While all manufacturers are scrambling to join the booming SUV market, the pick-up market has been quietly growing into an important sector of the industry. When you think of pick-ups, Nissan, Toyota, Mitsubishi and Ford’s offerings probably come to mind first. Volkswagen joined the market a few years ago with its Amarok, too, but now Fiat is also a contender.
Fiat launched its Fullback pick-up last year as a re-trimmed version of the Mitsubishi L200. But it has now added some extra ruggedness to appeal to ‘lifestyle’ buyers. The result is the Fullback Cross, which is essentially just a new trim level, although a very distinctive one. It has received some tweaks to make it look even more off-road ready. A Torsen differential has also been added, allowing you to switch between drivetrain modes.
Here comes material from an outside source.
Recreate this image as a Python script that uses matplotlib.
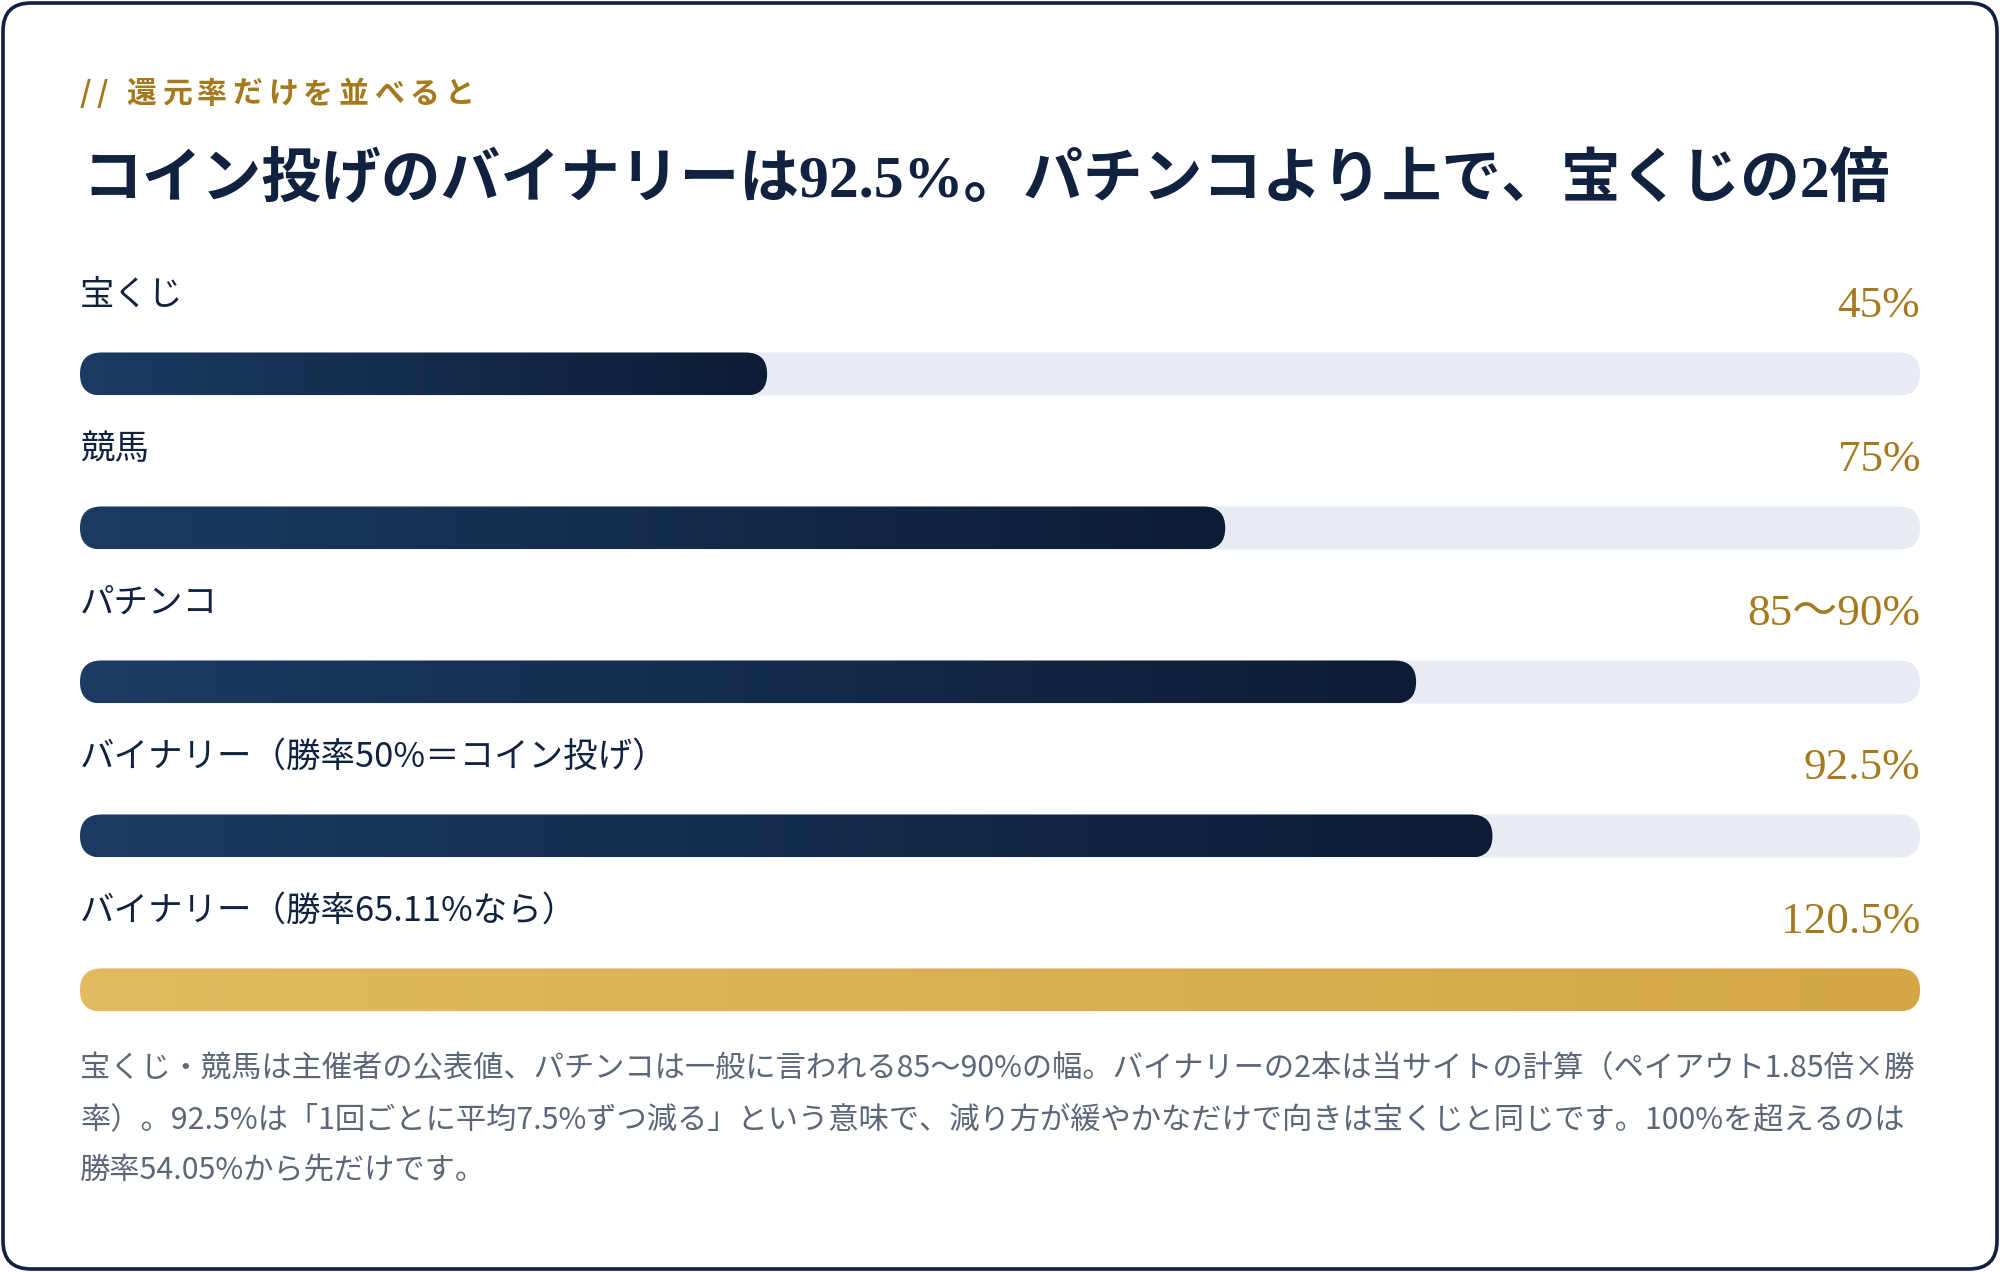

The Fullback Cross keeps the 2.4-litre diesel engine that’s fitted to the Fullback LX. It has 178bhp and 430Nm of torque, making it capable of getting from 0-60mph in 11.6 seconds and onto a top speed 111mph.
Thanks to the high torque output, it does pull well although it quickly runs out of steam as you go up the rev band. You can hardly describe it as fast, but that’s not what driving a pick-up is about.
Our test car was fitted with a five-speed automatic transmission but you can get a six-speed manual gearbox, too. For the best part of the time the automatic gearbox worked well, only struggling on the odd occasion to find the right gear when going up hills.
Ride and Handling
One of the most surprising things about the Fullback Cross was just how light the steering felt around towns, although it did make it feel a bit disconnected on the open road. The ride wasn’t bad, either. Especially when you considered some of the appalling roads we drove on the Italian launch.
It’s not a city vehicle, though. Its massive size and poor visibility would make it a bit of nightmare to drive around towns and cities. Its only blessings are its light steering and reversing camera.
While most of our driving was on tarmac in two-wheel-drive mode, we did get a brief stint to try the four-wheel-drive on some slippery country lanes. It seemed largely capable, although felt rather sluggish with all four wheels driving.
Interior and equipment
For a pick-up that seems to pride itself towards ‘lifestyle’, the interior is a bit of a disappointment. The cabin is full of hard and scratchy plastics, the few creature comforts being the heated leather seats.
While this would be fine if you were purely using your Fullback Cross as a workhorse, many buyers will be using it as their everyday wagon, meaning it could really do with some plusher materials inside.
The interior felt spacious enough, but what most buyers will be looking at is the load bay. It can carry up to 990kg of cargo in the back and can tow up to 3,100kg. While rivals such as the Toyota Hilux and Nissan Navara can carry more cargo in the back, the Fullback Cross eclipses both with how much it can tow. As a contrast the Toyota Hilux can tow 2,250kg and the Nissan Navara can tow 2,600kg.
It also comes with a good amount of standard equipment, including bi-xenon headlights, dual-zone climate control, cruise control and leather seats. The infotainment system does let the side down, though, as it is in desperate need of an upgrade, as it is too reliant on buttons to carry out its functions and is unresponsive.
The Fiat Fullback Cross makes a lot of sense for business users, as VAT-registered customers will be able to claim the VAT back on the Fullback Cross – the ex-VAT price is just £26,495. It does look a bit expensive for private users, though, who have to pay the VAT – pushing the price up to £32,863.
As for running costs, the Fullback Cross is not that impressive. It returns just 37.7mpg on the combined cycle, with CO2 emissions of 196g/km.
If you use your pick-up as a workhorse but also need it to double-up as a ‘lifestyle’ companion, the Fiat Fullback Cross makes a fine choice. It is remarkable how well it deals with everyday situations, considering its size and off-road focus, but if you plan to use it around towns and cities, it is not really ideal. While the infotainment display is a bit disappointing, it’s not enough to ruin a cool, different and capable pick-up.